Digital tools for value chain of construction industry

 

Deployed intelligently, digital technologies have the potential to revolutionise construction. Although the industry is traditionally conservative and risk-averse, momentum in the adoption of digitalisation across all phases of the design and engineering, construction, operations and maintenance value chain is increasing. Solutions already in use to improve project planning and management include enhanced IT software tools such as building information modelling (BIM), virtual/augmented reality (VR/AR), 3D imaging, light detection and ranging (Lidar) technology, digitalised project management workflows using the Global Positioning System (GPS) and Radio Frequency Identification (RFID), drones, robotics and autonomous vehicles. In addition, 3D-printed materials, embedded sensors and advanced analytics are increasingly integrated into buildings.

 

Analytics tools improve project management

 

In practice, this means precise data from Lidar 3D laser scanning, for example, can be used with integration of 3D computer software to compare current conditions at a construction site against a virtual model. This enables project managers to detect even the smallest errors before they create problems, decreasing rework and avoiding downtime. Drones are used to capture 3D images and photos to improve workflow visibility and to check for construction violations and security, improving workplace safety and reducing fraud. With advanced analytics, data from embedded sensors can be used to optimise inventory levels and flows, reduce downtime and cut costs via preventive maintenance and remote monitoring.

 

Drones, robotics and sensors reduce risks

 

From an insurance perspective, imagery in real time from drones can provide better and more accurate loss estimation and claims handling. Prefabricated customised building materials produced using 3D printing or additive manufacturing can save time and labour costs while cutting waste. Using robots for heavy work like demolition, laying bricks and concrete or arc welding on structural steel reduces the risk of workplace injury, while at the same time enhancing efficiency and quality. Wearable devices with smart sensors can monitor a worker’s physical condition. Glasses equipped with cameras can record, transmit and analyse information on the worksite, increasing both safety and efficiency.

 

Data and analytics tools are most relevant for success

 

As compelling as the advantages of digitalisation are, adoption in the construction industry is slow.

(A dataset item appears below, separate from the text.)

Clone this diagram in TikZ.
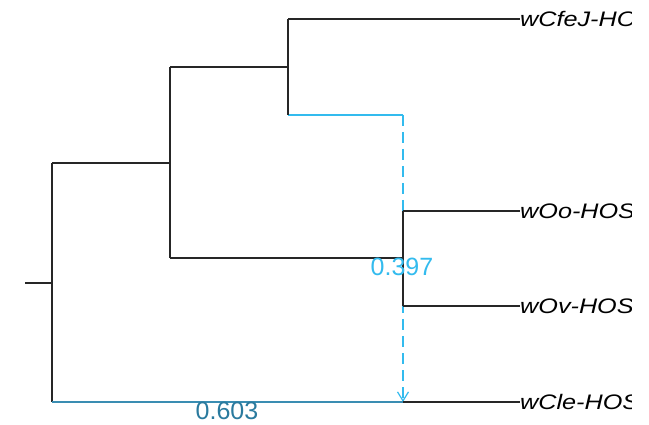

For example, usage of robotics and automated systems, technologies with well-established effectiveness in other industries like manufacturing, remains at around 30 percent according to the recent study Global-Construction-Survey 2016 of global audit, tax and advisory service provider KPMG. But inaction is not an alternative: in terms of business viability, sustainability and risk management, the future belongs to those who embrace digitalisation. The study by KPMG identified data and analytics as a key success factor in the future of construction. While the findings also point to the need for excellence in the traditional disciplines of construction and the human factor, it stresses the urgency of a sound technology strategy. For the construction industry, the message is clear: adopt digital technologies early and wholeheartedly as solutions for the biggest problems you face – complexity and inconsistency in costs, quality and completion times.